I’m aiming, at some point, to get some solar panels installed on my house. This may sound like some middle class hippy luxury, but nay! it is not so. The last UK government spent 12 years ignoring the environment and hoping it would go away, then flipped out and introduced a feed-in-tariff that makes micro-generation a no-brainer. 41.3p per unit of generated power, whether you use it or not. It only costs 11p to actually buy power at peak time, so I assume the civil servant responsible was just drunk. There again, they don’t tend to care how they spend our money.

Basically, even if you are Karl Rove, or the chairman of Exxon and think Climate Change is a fairy story, you would still be insane if you had a south facing roof and you didn’t install solar panels on it. Even if you had to borrow the money, it can make financial sense (because the payback is likely to be higher than the loan interest). As it happens, I am a big fan of renewable energy and have lusted after the idea of solar PV for probably 10 years now. Anyway… I *do* have a south facing roof, so it should be a no brainer right?

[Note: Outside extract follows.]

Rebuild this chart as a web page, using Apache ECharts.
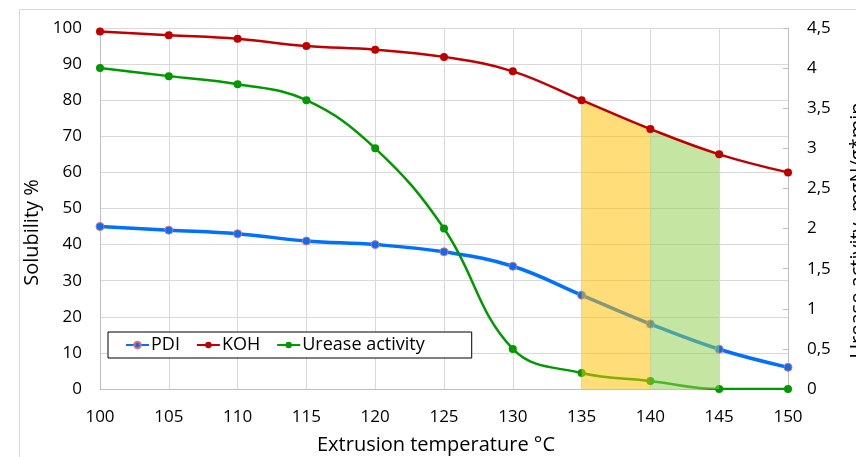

Firstly, I live in a ‘listed building‘ which means I have to bake cakes and make tea for the local planning consent officer (who is younger than me! FFS!) and beg and grovel for permission to do this. Secondly, The south facing roof is great, but its made out of corrugated metal (really!) and we aren’t sure it would support the weight. Cue structural survey for £200. Bah…

Thirdly, we have a rather huge, and impressive oak tree in the garden. A garden that slopes south and upwards, so that the tip of the tree just shades part of the potential panels. For boring reasons, even minor shading on solar is an efficiency disaster. We *do* have 4 (I counted them) other locations where the panels could go, as there is a garage, blah blah. And after 3 days of taking photos every 2 hours (when there was some sun…) and lots of staring at them, I concluded that only 1 of them is really a viable site (metal roof ville). So I’m finally at the point where I’ve booked a strcutural survey to turn up and check the roof.

If the guy tells me it won’t support the panels, I’m going to stab him with my D’k-tagh and invoke the vengeance of kahless on the world…

(I’m playtesting the campaign game. It has ship maintenance costs in now, and is getting more and more stable.)